Augmenting medical diagnosis decisions? An investigation into physicians’ decision making process with artificial intelligence

2020 
Systems based on artificial intelligence (AI) increasingly support physicians in diagnostic decisions. Compared to rule-based systems, however, these systems are less transparent and their errors less predictable. Much research currently aims to improve AI technologies and debates their societal implications. Surprisingly little effort is spent on understanding the cognitive challenges of decision augmentation with AI-based systems although these systems make it more difficult for decision makers to evaluate the correctness of system advice and to decide if to reject or accept it. As little is known about the cognitive mechanisms that underlie such evaluations, we take an inductive approach to understand how AI advice influences physicians’ decision making process. We conducted experiments with a total of 68 novice and 12 experienced physicians who diagnosed patient cases with an AI-based system that provided both correct and incorrect advice.

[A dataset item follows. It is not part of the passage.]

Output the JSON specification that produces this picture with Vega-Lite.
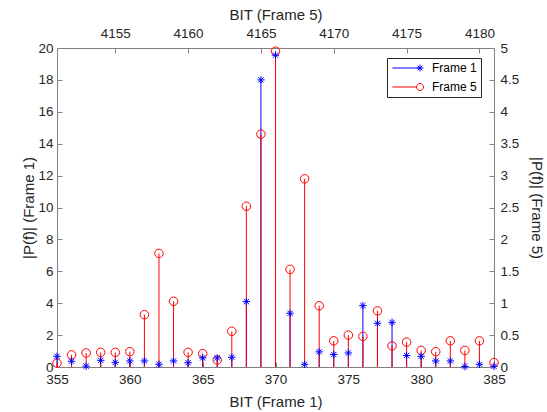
{
  "$schema": "https://vega.github.io/schema/vega-lite/v6.json",
  "width": 437,
  "height": 319,
  "autosize": {"type": "none"},
  "padding": {"left": 57, "top": 48, "right": 53, "bottom": 45},
  "config": {
    "view": {"stroke": null},
    "font": "Liberation Sans",
    "axis": {
      "grid": false,
      "domainColor": "#808080",
      "domainWidth": 1,
      "tickColor": "#808080",
      "tickSize": -5,
      "labelPadding": 9,
      "labelFont": "Liberation Sans",
      "labelFontSize": 13.5,
      "labelColor": "#262626",
      "titleFont": "Liberation Sans",
      "titleFontSize": 15,
      "titleFontWeight": "normal",
      "titleColor": "#262626",
      "labelFlush": false,
      "labelOverlap": false
    },
    "legend": {
      "labelFont": "Liberation Sans",
      "labelFontSize": 12,
      "labelColor": "#000000"
    }
  },
  "datasets": {
    "f1": [
      {"bit": 355, "p": 0.67, "series": "Frame 1"},
      {"bit": 356, "p": 0.36, "series": "Frame 1"},
      {"bit": 357, "p": 0.05, "series": "Frame 1"},
      {"bit": 358, "p": 0.42, "series": "Frame 1"},
      {"bit": 359, "p": 0.29, "series": "Frame 1"},
      {"bit": 360, "p": 0.38, "series": "Frame 1"},
      {"bit": 361, "p": 0.38, "series": "Frame 1"},
      {"bit": 362, "p": 0.17, "series": "Frame 1"},
      {"bit": 363, "p": 0.38, "series": "Frame 1"},
      {"bit": 364, "p": 0.27, "series": "Frame 1"},
      {"bit": 365, "p": 0.57, "series": "Frame 1"},
      {"bit": 366, "p": 0.57, "series": "Frame 1"},
      {"bit": 367, "p": 0.61, "series": "Frame 1"},
      {"bit": 368, "p": 4.1, "series": "Frame 1"},
      {"bit": 369, "p": 18.0, "series": "Frame 1"},
      {"bit": 370, "p": 19.55, "series": "Frame 1"},
      {"bit": 371, "p": 3.37, "series": "Frame 1"},
      {"bit": 372, "p": 0.17, "series": "Frame 1"},
      {"bit": 373, "p": 0.95, "series": "Frame 1"},
      {"bit": 374, "p": 0.78, "series": "Frame 1"},
      {"bit": 375, "p": 0.88, "series": "Frame 1"},
      {"bit": 376, "p": 3.85, "series": "Frame 1"},
      {"bit": 377, "p": 2.74, "series": "Frame 1"},
      {"bit": 378, "p": 2.8, "series": "Frame 1"},
      {"bit": 379, "p": 0.72, "series": "Frame 1"},
      {"bit": 380, "p": 0.67, "series": "Frame 1"},
      {"bit": 381, "p": 0.38, "series": "Frame 1"},
      {"bit": 382, "p": 0.38, "series": "Frame 1"},
      {"bit": 383, "p": 0.03, "series": "Frame 1"},
      {"bit": 384, "p": 0.17, "series": "Frame 1"},
      {"bit": 385, "p": 0.04, "series": "Frame 1"}
    ],
    "f5": [
      {"bit": 4151, "p": 0.06, "series": "Frame 5"},
      {"bit": 4152, "p": 0.19, "series": "Frame 5"},
      {"bit": 4153, "p": 0.22, "series": "Frame 5"},
      {"bit": 4154, "p": 0.23, "series": "Frame 5"},
      {"bit": 4155, "p": 0.23, "series": "Frame 5"},
      {"bit": 4156, "p": 0.24, "series": "Frame 5"},
      {"bit": 4157, "p": 0.82, "series": "Frame 5"},
      {"bit": 4158, "p": 1.78, "series": "Frame 5"},
      {"bit": 4159, "p": 1.03, "series": "Frame 5"},
      {"bit": 4160, "p": 0.23, "series": "Frame 5"},
      {"bit": 4161, "p": 0.21, "series": "Frame 5"},
      {"bit": 4162, "p": 0.11, "series": "Frame 5"},
      {"bit": 4163, "p": 0.56, "series": "Frame 5"},
      {"bit": 4164, "p": 2.52, "series": "Frame 5"},
      {"bit": 4165, "p": 3.65, "series": "Frame 5"},
      {"bit": 4166, "p": 4.95, "series": "Frame 5"},
      {"bit": 4167, "p": 1.53, "series": "Frame 5"},
      {"bit": 4168, "p": 2.95, "series": "Frame 5"},
      {"bit": 4169, "p": 0.96, "series": "Frame 5"},
      {"bit": 4170, "p": 0.41, "series": "Frame 5"},
      {"bit": 4171, "p": 0.5, "series": "Frame 5"},
      {"bit": 4172, "p": 0.48, "series": "Frame 5"},
      {"bit": 4173, "p": 0.88, "series": "Frame 5"},
      {"bit": 4174, "p": 0.33, "series": "Frame 5"},
      {"bit": 4175, "p": 0.39, "series": "Frame 5"},
      {"bit": 4176, "p": 0.26, "series": "Frame 5"},
      {"bit": 4177, "p": 0.24, "series": "Frame 5"},
      {"bit": 4178, "p": 0.41, "series": "Frame 5"},
      {"bit": 4179, "p": 0.26, "series": "Frame 5"},
      {"bit": 4180, "p": 0.41, "series": "Frame 5"},
      {"bit": 4181, "p": 0.07, "series": "Frame 5"}
    ]
  },
  "layer": [
    {
      "data": {"name": "f1"},
      "mark": {"type": "rule", "color": "#0000ff", "strokeWidth": 1},
      "encoding": {
        "x": {"field": "bit", "type": "quantitative", "scale": {"domain": [355, 385], "nice": false, "zero": false},
              "axis": {"orient": "bottom", "title": "BIT (Frame 1)", "values": [355, 360, 365, 370, 375, 380, 385], "format": "d", "labelPadding": 10.5, "titlePadding": 8}},
        "y": {"field": "p", "type": "quantitative", "scale": {"domain": [0, 20], "nice": false},
              "axis": {"orient": "left", "title": "|P(f)| (Frame 1)", "values": [0, 2, 4, 6, 8, 10, 12, 14, 16, 18, 20], "format": "d", "titlePadding": 1}},
        "y2": {"datum": 0}
      }
    },
    {
      "data": {"name": "f5"},
      "encoding": {
        "x": {"field": "bit", "type": "quantitative", "scale": {"domain": [4151, 4181], "nice": false, "zero": false},
              "axis": {"orient": "top", "title": "BIT (Frame 5)", "values": [4155, 4160, 4165, 4170, 4175, 4180], "format": "d", "labelPadding": 12.5, "titlePadding": 4}},
        "y": {"field": "p", "type": "quantitative", "scale": {"domain": [0, 5], "nice": false},
              "axis": {"orient": "right", "title": "|P(f)| (Frame 5)", "values": [0, 0.5, 1, 1.5, 2, 2.5, 3, 3.5, 4, 4.5, 5], "format": "~g", "labelPadding": 11, "titlePadding": 10}}
      },
      "layer": [
        {"mark": {"type": "rule", "color": "#ff0000", "strokeWidth": 1}, "encoding": {"y2": {"datum": 0}}},
        {"mark": {"type": "point", "shape": "circle", "filled": false, "color": "#ff0000", "size": 72, "strokeWidth": 1, "opacity": 1},
         "encoding": {}}
      ]
    },
    {
      "data": {"name": "f1"},
      "encoding": {
        "x": {"field": "bit", "type": "quantitative", "scale": {"domain": [355, 385], "nice": false, "zero": false}, "axis": null},
        "y": {"field": "p", "type": "quantitative", "scale": {"domain": [0, 20], "nice": false}, "axis": null}
      },
      "layer": [
        {"mark": {"type": "point", "shape": "M0,-1L0,1M-1,0L1,0M-0.7,-0.7L0.7,0.7M-0.7,0.7L0.7,-0.7", "filled": false, "color": "#0000ff", "size": 56, "strokeWidth": 1, "opacity": 1}},
        {"mark": {"type": "point", "filled": false, "size": 49, "strokeWidth": 1, "opacity": 0},
         "encoding": {
           "color": {"field": "series", "type": "nominal", "scale": {"domain": ["Frame 1", "Frame 5"], "range": ["#0000ff", "#ff0000"]},
             "legend": {
               "title": null, "orient": "none", "legendX": 330, "legendY": 10,
               "padding": 4, "strokeColor": "#262626", "fillColor": "#ffffff",
               "symbolSize": 49, "symbolStrokeWidth": 1, "symbolOpacity": 1, "symbolOffset": 23, "labelOffset": 6,
               "rowPadding": 7
             }},
           "shape": {"field": "series", "type": "nominal", "scale": {"domain": ["Frame 1", "Frame 5"], "range": ["M-7.9,0L0,0M0,-1L0,1M-1,0L1,0M-0.7,-0.7L0.7,0.7M-0.7,0.7L0.7,-0.7", "M-7.9,0L-1,0M1,0A1,1,0,1,1,-1,0A1,1,0,1,1,1,0"]}}
         }}
      ]
    }
  ],
  "resolve": {"scale": {"x": "independent", "y": "independent", "color": "shared", "shape": "shared"}}
}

Based on qualitative data from think-aloud protocols, interviews, and questionnaires, we elicit five decision making patterns and develop a process model of medical diagnosis decision augmentation with AI advice. We show that physicians use distinct metacognitions to monitor and control their reasoning while assessing AI advice. These metacognitions determine whether physicians are able to reap the full benefits of AI or not. Specifically, wrong diagnostic decisions often result from shortcomings in utilizing metacognitions related to decision makers’ own reasoning (self-monitoring) and metacognitions related to the AI-based system (system-monitoring). As a result, physicians fall for decisions based on beliefs rather than actual data or engage in unsuitably superficial information search. Our findings provide a first perspective on the metacognitive mechanisms that decision makers use to evaluate system advice. Overall, our study sheds light on an overlooked facet of decision augmentation with AI, namely the crucial role of human actors in compensating for technological errors.